This year I was able to wrangle my way onto the race-committee boat to take some pictures of the start of the sailing race, a race, as the PRO for the day said, "is the most eclectic sailing race in the U.S." I heartily agree. This race is governed by three sensible rules (since most of the competitors aren't racers and have no idea what the ISAF racing rules are and how they are applied);
- Don't hit anyone!
- If you hit a mark, go around it on the correct side.
- If you are confused by the start, just go when everybody else goes.
I'll split my photos into two posts.
There is always lots of "splaining" and gesturing on the docks.
The main dock has two floating docks at the end where most of the leaving and returning takes place. A Thistle racing dinghy tied off at the end.

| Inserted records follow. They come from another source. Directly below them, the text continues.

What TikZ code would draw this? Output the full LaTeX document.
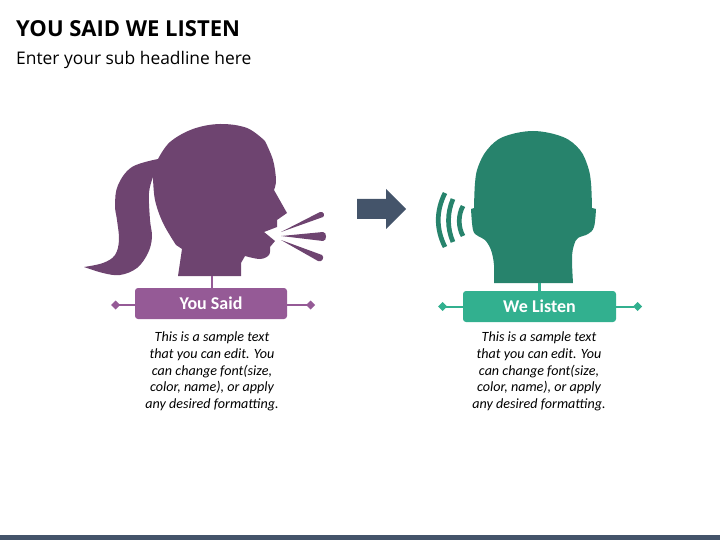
\documentclass[tikz,border=0pt]{standalone}
\usepackage{fontspec}
\setmainfont{Carlito}
\newfontfamily\headfont{Open Sans}
\usetikzlibrary{arrows.meta,positioning}
\definecolor{saiddark}{HTML}{6E4470}
\definecolor{saidlight}{HTML}{955A96}
\definecolor{listendark}{HTML}{27836C}
\definecolor{listenlight}{HTML}{32B08F}
\definecolor{slate}{HTML}{44546A}
\tikzset{
	-d/.style={-{Diamond[length=9pt,width=9pt]}},
	label box/.style={rectangle,rounded corners=3pt,text=white,font=\bfseries\fontsize{18}{20}\selectfont,inner sep=0pt},
	said box/.style={label box,fill=saidlight,minimum width=152pt,minimum height=31pt},
	listen box/.style={label box,fill=listenlight,minimum width=153pt,minimum height=31pt},
	sample/.style={align=center,font=\itshape\fontsize{14.1}{16.6}\selectfont,inner sep=0pt},
	wave/.style={draw=listendark,line width=4.7pt}
}
\begin{document}
\begin{tikzpicture}[x=1pt,y=-1pt]
	\useasboundingbox (0,0) rectangle (720,540);
	\node[anchor=west,inner sep=0pt,font=\headfont\bfseries\fontsize{22}{26}\selectfont] (title) at (16,29) {YOU SAID WE LISTEN};
	\node[anchor=west,inner sep=0pt,font=\headfont\fontsize{17.4}{20}\selectfont] (subtitle) at (16,60) {Enter your sub headline here};
	\fill[slate] (0,535) rectangle (720,540);
	% left head
	\fill[saiddark] (178,276) -- (182,249) -- (176,245)
		-- plot[smooth,tension=.6] coordinates {(176,245) (163,223) (155,200) (153,177)}
		-- plot[smooth,tension=.6] coordinates {(153,177) (149,193) (150,220) (152,237) (148,253) (137,268) (120,275) (103,273) (84,267)}
		-- plot[smooth,tension=.6] coordinates {(84,267) (103,263) (115,255) (119,240) (117,220) (115,205) (118,185) (132,167) (158,159)}
		-- plot[smooth,tension=.6] coordinates {(158,159) (170,142) (193,129) (220,124) (247,128) (265,141)}
		-- plot[smooth,tension=.6] coordinates {(265,141) (273,160) (276,180) (274,190)}
		-- (287,213) -- (277,220) -- (277,227) -- (264,232) -- (275,241) -- (270,247)
		-- plot[smooth,tension=.6] coordinates {(270,247) (269,255) (260,259) (245,256)}
		-- (241,263) -- (241,276) -- cycle;
	\fill[saiddark] (281,232) -- (320,212) .. controls (324,211) and (325,216) .. (323,217) -- cycle;
	\fill[saiddark] (281,236) -- (323,232) .. controls (327,232) and (327,241) .. (323,241) -- cycle;
	\fill[saiddark] (281,240) -- (322,255) .. controls (325,257) and (322,263) .. (318,261) -- cycle;
	% right head
	\fill[listendark] (494,283)
		-- plot[smooth,tension=.6] coordinates {(494,283) (494,265) (491,250) (485,240) (478,236) (473,230) (471,209)}
		-- (474,208)
		-- plot[smooth,tension=.6] coordinates {(474,208) (475,183) (478,167) (487,150) (503,137) (533,131) (563,137) (580,150) (588,167) (591,183) (592,208)}
		-- (596,209)
		-- plot[smooth,tension=.6] coordinates {(596,209) (594,227) (588,234) (578,238) (574,245) (572,258) (573,283)}
		-- cycle;
	\draw[wave] (445,193) .. controls (436,211) and (436,229) .. (445,247);
	\draw[wave] (453,199) .. controls (447,213) and (447,228) .. (453,242);
	\draw[wave] (463,206) .. controls (458,215) and (458,227) .. (463,236);
	% arrow
	\fill[slate] (357,199) -- (386,199) -- (386,189) -- (406,209) -- (386,229) -- (386,219) -- (357,219) -- cycle;
	% labels
	\node[said box] (said) at (211,303.5) {You Said};
	\node[listen box] (listen) at (539.5,306.5) {We Listen};
	\node[coordinate] (saidneck) at (212,276) {};
	\node[coordinate] (saidl) at (111,305) {};
	\node[coordinate] (saidr) at (315,305) {};
	\node[coordinate] (listenneck) at (539.5,283) {};
	\node[coordinate] (listenl) at (438,306.5) {};
	\node[coordinate] (listenr) at (642,306.5) {};
	\draw[saidlight,line width=2.5pt] (saidneck) -- (said.north -| saidneck);
	\draw[saidlight,line width=2pt,-d] (said.west |- saidl) -- (saidl);
	\draw[saidlight,line width=2pt,-d] (said.east |- saidr) -- (saidr);
	\draw[listenlight,line width=2.5pt] (listenneck) -- (listen.north);
	\draw[listenlight,line width=2pt,-d] (listen.west) -- (listenl);
	\draw[listenlight,line width=2pt,-d] (listen.east) -- (listenr);
	\node[sample,anchor=north] (saidtext) at (212,332) {This is a sample text\\that you can edit. You\\can change font(size,\\color, name), or apply\\any desired formatting.};
	\node[sample,anchor=north] (listentext) at (539,332) {This is a sample text\\that you can edit. You\\can change font(size,\\color, name), or apply\\any desired formatting.};
\end{tikzpicture}
\end{document}
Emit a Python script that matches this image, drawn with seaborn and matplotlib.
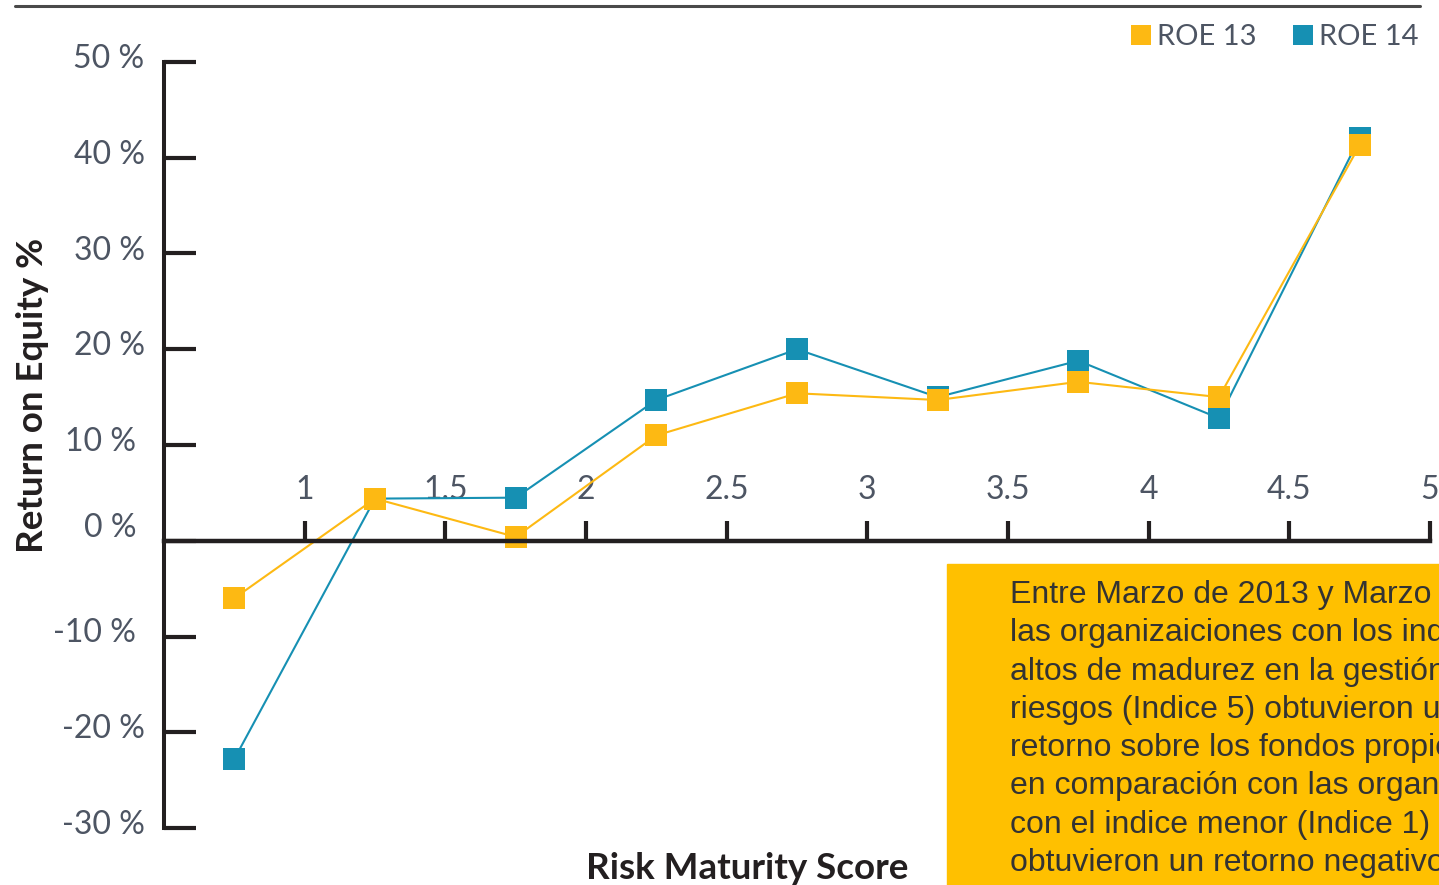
import matplotlib
matplotlib.use('Agg')
import matplotlib.pyplot as plt
import seaborn as sns
import pandas as pd
from matplotlib.lines import Line2D
from matplotlib.patches import Rectangle
from matplotlib.transforms import ScaledTranslation

# ---------------- data ----------------
risk_score = [0.75, 1.25, 1.75, 2.25, 2.75, 3.25, 3.75, 4.25, 4.75]
roe_13 = [-6.0, 4.4, 0.4, 11.0, 15.4, 14.7, 16.6, 15.0, 41.3]
roe_14 = [-22.8, 4.4, 4.5, 14.7, 20.0, 15.0, 18.8, 12.8, 42.1]
series_names = ['ROE 13', 'ROE 14']
series_colors = ['#FDB913', '#1690B3']
x_ticks = [1, 1.5, 2, 2.5, 3, 3.5, 4, 4.5, 5]
x_tick_labels = ['1', '1.5', '2', '2.5', '3', '3.5', '4', '4.5', '5']
y_ticks = [-30, -20, -10, 0, 10, 20, 30, 40, 50]
y_tick_labels = ['-30 %', '-20 %', '-10 %', '0 %', '10 %', '20 %', '30 %', '40 %', '50 %']
x_label = 'Risk Maturity Score'
y_label = 'Return on Equity %'
note_lines = [
    'Entre Marzo de 2013 y Marzo de 2014,',
    'las organizaiciones con los indices más',
    'altos de madurez en la gestión de',
    'riesgos (Indice 5) obtuvieron un',
    'retorno sobre los fondos propios del 41%',
    'en comparación con las organizaciones',
    'con el indice menor (Indice 1) que',
    'obtuvieron un retorno negativo.',
]

# ---------------- style ----------------
sns.set_theme(style='white')
plt.rcParams['font.family'] = ['Lato', 'DejaVu Sans']

W, H = 1439, 885
fig = plt.figure(figsize=(W / 100, H / 100), dpi=100)
fig.patch.set_facecolor('white')
ax = fig.add_axes([164 / W, 1 - 828 / H, (1430 - 164) / W, (828 - 62) / H])
ax.set_facecolor('white')

df = pd.DataFrame({
    'score': risk_score + risk_score,
    'roe': roe_14 + roe_13,
    'series': [series_names[1]] * len(roe_14) + [series_names[0]] * len(roe_13),
})
palette = dict(zip(series_names, series_colors))
sns.lineplot(data=df, x='score', y='roe', hue='series',
             hue_order=[series_names[1], series_names[0]], palette=palette,
             marker='s', markersize=15.5, markeredgewidth=0, linewidth=1.5,
             legend=False, ax=ax, clip_on=False)

ax.set_xlim(0.5, 5)
ax.set_ylim(-30, 50)

ink = '#231f20'
tick_color = '#4d5563'
for s in ['top', 'right']:
    ax.spines[s].set_visible(False)
ax.spines['bottom'].set_position(('data', 0))
ax.spines['left'].set_linewidth(2.9)
ax.spines['bottom'].set_linewidth(3.2)
ax.spines['left'].set_color(ink)
ax.spines['bottom'].set_color(ink)

ax.set_xticks(x_ticks)
ax.set_xticklabels(x_tick_labels)
ax.set_yticks(y_ticks)
ax.set_yticklabels(y_tick_labels)
ax.tick_params(axis='y', direction='in', length=23, width=3, color=ink,
               pad=14, labelsize=23, labelcolor=tick_color, left=True)
ax.tick_params(axis='x', direction='in', length=14.5, width=3, color=ink,
               pad=-47, labelsize=23, labelcolor=tick_color, bottom=True)

# small offsets of y tick labels as in the reference
for lbl, txt in zip(ax.get_yticklabels(), y_tick_labels):
    dx, dy = 0, 6
    if txt in ('10 %', '-10 %'):
        dx = -9
    if txt == '0 %':
        dx, dy = -8, 16
    lbl.set_transform(lbl.get_transform() + ScaledTranslation(dx / 100, dy / 100, fig.dpi_scale_trans))

ax.set_xlabel(x_label, fontsize=26.5, fontweight='bold', color=ink)
ax.xaxis.set_label_coords(0.4605, -0.031)
ax.set_ylabel(y_label, fontsize=26.5, fontweight='bold', color=ink)
ax.yaxis.set_label_coords(-0.091, 0.565)

# legend
handles = [Line2D([], [], marker='s', ls='', color=c, markersize=15, markeredgewidth=0)
           for c in series_colors]
fig.legend(handles, series_names, loc='center right', bbox_to_anchor=(0.986, 0.958),
           ncol=2, frameon=False, fontsize=21, labelcolor=tick_color,
           handlelength=0.8, handletextpad=0.15, columnspacing=1.2,
           borderpad=0, borderaxespad=0)

# top rule
fig.add_artist(Line2D([15 / W, 1420 / W], [1 - 5.5 / H] * 2, transform=fig.transFigure,
                      color='#4a4a4a', lw=2.2))

# yellow note box
fig.add_artist(Rectangle((947 / W, 0), 1 - 947 / W + 0.01, 1 - 564 / H,
                         transform=fig.transFigure, color='#FFC000', zorder=3))
fig.text(1010 / W, 1 - 580 / H, '\n'.join(note_lines), fontsize=23,
         family=['Liberation Sans', 'DejaVu Sans'], color='#333333',
         va='top', ha='left', linespacing=1.36, zorder=4)

fig.savefig('out.png', dpi=100)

Unlike most dinghy racers, some competitors at MASCF consider it a badge of glory to row out to the starting line.
The race committee boat was CBMM's beutifully restored Smith Island workboat with plenty of open cockpit. Competitors are lining up to start with less than a minute to go. We can see an ACA sailing canoe with Lavertue's reproduction late 1800's batwing sailing canoe in the background. The orange sail belongs to a fiberglass catboat from Florida.
And they're off. Wind looked like it might be stronger than it was from shore so some sailors mistakenly reefed only to find a nice 8-10 with slightly higher gusts. The winning Thistle started up near the weather shore. (The Thistle sails can be seen peeking out behind the repro sailing canoe.)
I have to admit I was mightily impressed puttering around in the Smith Island work boat. The damping of the vibrations of the diesel by the thick wood hull made the jaunt to and from the harbor a delightful ride.